Task statement -> Exclude the pictures and return every line exactly as written.

Supplied material ->
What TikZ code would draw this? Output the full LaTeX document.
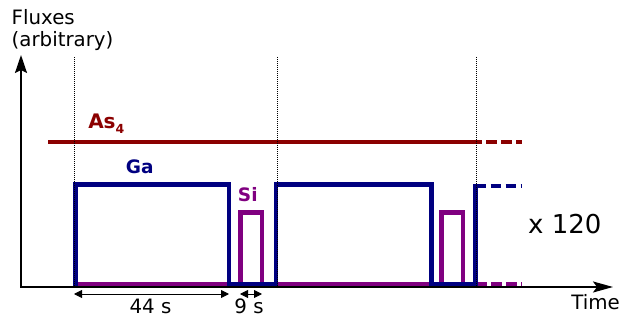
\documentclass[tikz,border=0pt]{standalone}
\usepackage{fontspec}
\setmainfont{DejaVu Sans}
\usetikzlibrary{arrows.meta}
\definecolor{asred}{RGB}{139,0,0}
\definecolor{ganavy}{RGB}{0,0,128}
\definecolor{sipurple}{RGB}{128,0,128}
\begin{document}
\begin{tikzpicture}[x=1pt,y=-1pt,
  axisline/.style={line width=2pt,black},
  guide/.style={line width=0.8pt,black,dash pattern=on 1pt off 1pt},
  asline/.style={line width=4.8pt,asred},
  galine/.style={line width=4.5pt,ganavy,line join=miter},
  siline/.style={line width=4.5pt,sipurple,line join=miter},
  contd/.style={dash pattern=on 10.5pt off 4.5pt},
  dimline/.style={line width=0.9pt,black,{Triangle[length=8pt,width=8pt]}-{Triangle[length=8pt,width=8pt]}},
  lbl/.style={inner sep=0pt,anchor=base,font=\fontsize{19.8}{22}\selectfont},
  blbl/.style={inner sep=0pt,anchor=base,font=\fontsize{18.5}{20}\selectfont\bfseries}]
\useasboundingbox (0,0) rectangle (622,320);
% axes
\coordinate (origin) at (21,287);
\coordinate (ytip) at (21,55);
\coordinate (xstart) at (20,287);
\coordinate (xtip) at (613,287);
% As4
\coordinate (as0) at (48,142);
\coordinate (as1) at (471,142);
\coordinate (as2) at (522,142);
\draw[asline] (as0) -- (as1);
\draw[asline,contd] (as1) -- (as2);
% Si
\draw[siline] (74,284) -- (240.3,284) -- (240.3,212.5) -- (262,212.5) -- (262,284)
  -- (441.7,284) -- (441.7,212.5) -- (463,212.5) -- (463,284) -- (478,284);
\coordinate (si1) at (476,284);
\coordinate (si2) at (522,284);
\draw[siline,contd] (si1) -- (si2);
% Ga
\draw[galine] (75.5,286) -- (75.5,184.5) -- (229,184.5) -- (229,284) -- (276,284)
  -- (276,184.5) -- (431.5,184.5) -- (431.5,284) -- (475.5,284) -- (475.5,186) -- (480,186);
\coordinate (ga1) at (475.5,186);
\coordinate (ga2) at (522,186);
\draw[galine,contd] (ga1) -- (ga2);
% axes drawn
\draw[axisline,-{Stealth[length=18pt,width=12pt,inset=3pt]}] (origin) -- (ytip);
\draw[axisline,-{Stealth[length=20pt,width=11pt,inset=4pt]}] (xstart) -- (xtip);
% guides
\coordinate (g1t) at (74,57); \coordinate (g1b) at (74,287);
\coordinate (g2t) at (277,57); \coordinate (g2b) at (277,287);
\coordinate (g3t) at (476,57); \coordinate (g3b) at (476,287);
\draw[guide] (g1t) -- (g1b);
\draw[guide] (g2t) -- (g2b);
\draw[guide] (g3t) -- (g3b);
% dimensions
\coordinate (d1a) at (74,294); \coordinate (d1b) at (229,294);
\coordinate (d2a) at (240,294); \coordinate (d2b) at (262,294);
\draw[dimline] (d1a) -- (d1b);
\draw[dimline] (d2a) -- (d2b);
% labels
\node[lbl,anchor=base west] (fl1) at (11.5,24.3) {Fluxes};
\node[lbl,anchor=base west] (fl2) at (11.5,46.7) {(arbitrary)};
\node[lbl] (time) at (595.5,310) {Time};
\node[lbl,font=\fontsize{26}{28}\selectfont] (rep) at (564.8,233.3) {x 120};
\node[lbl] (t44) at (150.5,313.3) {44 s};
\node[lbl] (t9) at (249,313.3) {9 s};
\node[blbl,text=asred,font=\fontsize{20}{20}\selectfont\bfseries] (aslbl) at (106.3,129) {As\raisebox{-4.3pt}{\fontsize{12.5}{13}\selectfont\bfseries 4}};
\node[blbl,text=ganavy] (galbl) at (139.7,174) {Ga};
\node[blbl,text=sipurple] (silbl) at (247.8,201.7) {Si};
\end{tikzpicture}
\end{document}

Answer to the task ->
What TikZ code would draw this? Output the full LaTeX document.
\documentclass[tikz,border=0pt]{standalone}
\usepackage{fontspec}
\setmainfont{DejaVu Sans}
\usetikzlibrary{arrows.meta}
\definecolor{asred}{RGB}{139,0,0}
\definecolor{ganavy}{RGB}{0,0,128}
\definecolor{sipurple}{RGB}{128,0,128}
\begin{document}
\begin{tikzpicture}[x=1pt,y=-1pt,
  axisline/.style={line width=2pt,black},
  guide/.style={line width=0.8pt,black,dash pattern=on 1pt off 1pt},
  asline/.style={line width=4.8pt,asred},
  galine/.style={line width=4.5pt,ganavy,line join=miter},
  siline/.style={line width=4.5pt,sipurple,line join=miter},
  contd/.style={dash pattern=on 10.5pt off 4.5pt},
  dimline/.style={line width=0.9pt,black,{Triangle[length=8pt,width=8pt]}-{Triangle[length=8pt,width=8pt]}},
  lbl/.style={inner sep=0pt,anchor=base,font=\fontsize{19.8}{22}\selectfont},
  blbl/.style={inner sep=0pt,anchor=base,font=\fontsize{18.5}{20}\selectfont\bfseries}]
\useasboundingbox (0,0) rectangle (622,320);
% axes
\coordinate (origin) at (21,287);
\coordinate (ytip) at (21,55);
\coordinate (xstart) at (20,287);
\coordinate (xtip) at (613,287);
% As4
\coordinate (as0) at (48,142);
\coordinate (as1) at (471,142);
\coordinate (as2) at (522,142);
\draw[asline] (as0) -- (as1);
\draw[asline,contd] (as1) -- (as2);
% Si
\draw[siline] (74,284) -- (240.3,284) -- (240.3,212.5) -- (262,212.5) -- (262,284)
  -- (441.7,284) -- (441.7,212.5) -- (463,212.5) -- (463,284) -- (478,284);
\coordinate (si1) at (476,284);
\coordinate (si2) at (522,284);
\draw[siline,contd] (si1) -- (si2);
% Ga
\draw[galine] (75.5,286) -- (75.5,184.5) -- (229,184.5) -- (229,284) -- (276,284)
  -- (276,184.5) -- (431.5,184.5) -- (431.5,284) -- (475.5,284) -- (475.5,186) -- (480,186);
\coordinate (ga1) at (475.5,186);
\coordinate (ga2) at (522,186);
\draw[galine,contd] (ga1) -- (ga2);
% axes drawn
\draw[axisline,-{Stealth[length=18pt,width=12pt,inset=3pt]}] (origin) -- (ytip);
\draw[axisline,-{Stealth[length=20pt,width=11pt,inset=4pt]}] (xstart) -- (xtip);
% guides
\coordinate (g1t) at (74,57); \coordinate (g1b) at (74,287);
\coordinate (g2t) at (277,57); \coordinate (g2b) at (277,287);
\coordinate (g3t) at (476,57); \coordinate (g3b) at (476,287);
\draw[guide] (g1t) -- (g1b);
\draw[guide] (g2t) -- (g2b);
\draw[guide] (g3t) -- (g3b);
% dimensions
\coordinate (d1a) at (74,294); \coordinate (d1b) at (229,294);
\coordinate (d2a) at (240,294); \coordinate (d2b) at (262,294);
\draw[dimline] (d1a) -- (d1b);
\draw[dimline] (d2a) -- (d2b);
% labels
\node[lbl,anchor=base west] (fl1) at (11.5,24.3) {Fluxes};
\node[lbl,anchor=base west] (fl2) at (11.5,46.7) {(arbitrary)};
\node[lbl] (time) at (595.5,310) {Time};
\node[lbl,font=\fontsize{26}{28}\selectfont] (rep) at (564.8,233.3) {x 120};
\node[lbl] (t44) at (150.5,313.3) {44 s};
\node[lbl] (t9) at (249,313.3) {9 s};
\node[blbl,text=asred,font=\fontsize{20}{20}\selectfont\bfseries] (aslbl) at (106.3,129) {As\raisebox{-4.3pt}{\fontsize{12.5}{13}\selectfont\bfseries 4}};
\node[blbl,text=ganavy] (galbl) at (139.7,174) {Ga};
\node[blbl,text=sipurple] (silbl) at (247.8,201.7) {Si};
\end{tikzpicture}
\end{document}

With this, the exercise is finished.